Today we are going to look at the position of third base for the Marlins. Third base is widely regarded as a position that is expected to deliver both power and run producing players. Prototypical players are in the mold of Miguel Cabrera and Evan Longoria. Those players are capable of delivering 30+ home runs and 100+ RBI’s. If you are curious as to how I came up with my grades, feel free to click here and get caught up.
The 37 year old Polanco was brought in with a stable of other veterans and cast-off’s during spring training in an attempt to catch lightning in a bottle and find an everyday third baseman. What they got was a washed-up, veteran, club-house guy who at best should have been coming off the bench for the team. Unfortunately for the Marlins, they did not have many other options. Polanco ended up playing in 118 games for the Marlins and posted a WAR of 0.0 and an Rbat of -14, 5 runs worse than his previous career low. Polanco’s slash line was .260/.315/.302. That is not a misprint, his slugging percentage was actually worse than his on base percentage. His fielding was average. He no longer has the range that he had in his earlier years, but he is slightly more consistent with routine plays.

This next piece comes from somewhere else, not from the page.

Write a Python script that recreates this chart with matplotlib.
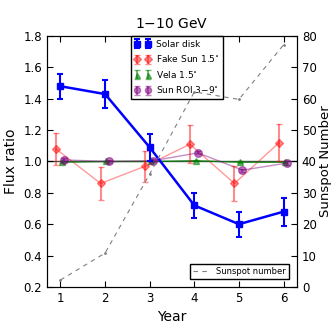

If you compare Polanco with other third baseman in the league, he falls woefully short. If you compare him against himself and reasonable expectations for his season, he still falls short. That is what earned him this grade.
After finding moderate success with a journeyman minor leaguer last year in Justin Ruggiano, you can forgive the front office for dipping back into the well and pulling out Ed Lucas for this year’s token old rookie. Lucas, a 31 year-old, finally found a regular home and played all over the infield for Mike Redmond. He logged his share of time at the hot corner so we are placing him here for his grade.
It is important to point out that Lucas, in Marlins terms, was not horrible this year. As a matter of fact, according to WAR statistics, he was the second best player on the team. That lone stat should tell you just how bad the Marlins underperformed this year. Nevertheless, his WAR of 1.5 still stands. Before he gets too big of a head we should remind him that his slash line of .256/.311/.336 was nothing to write home about.
His real value came from his defense. His defense was a +10, and he was able to play any position on the infield and do an above average job. This kept him in Redmond’s good graces, and he continue to find places to play him in the lineup. When compared with how I expected him to play on the season, he earned this grade.
I am including Cogs as a special throw-in to the third base category. Once Coghlan returned from the disabled list, he found himself playing some third base and bringing some genuine excitement to Marlins fans. As the current roster stands, I believe Coghlan should get first crack at third base in the spring, unless they bring in a free agent. One thing that the former Rookie of the Year has shown us is that he makes contact. He only struck out 43 times in 214 at bats, which is becoming the norm for him. The biggest question that surrounds Cogs is whether or not he can stay healthy. Unfortunately he is coming off of three consecutive injury plagued seasons, and if a 4th happens, he might find himself looking for another job. His injuries are the main product of this grade
The Marlins desperately needed production out of the corner infield spot but struggled all year to find it. Thankfully for Marlin fans, Miami’s number 1 draft pick, Colin Moran, is honing his craft in the minor leagues and expects to get a crack at the job within two years. The question remains if the Marlins are able to wait that long.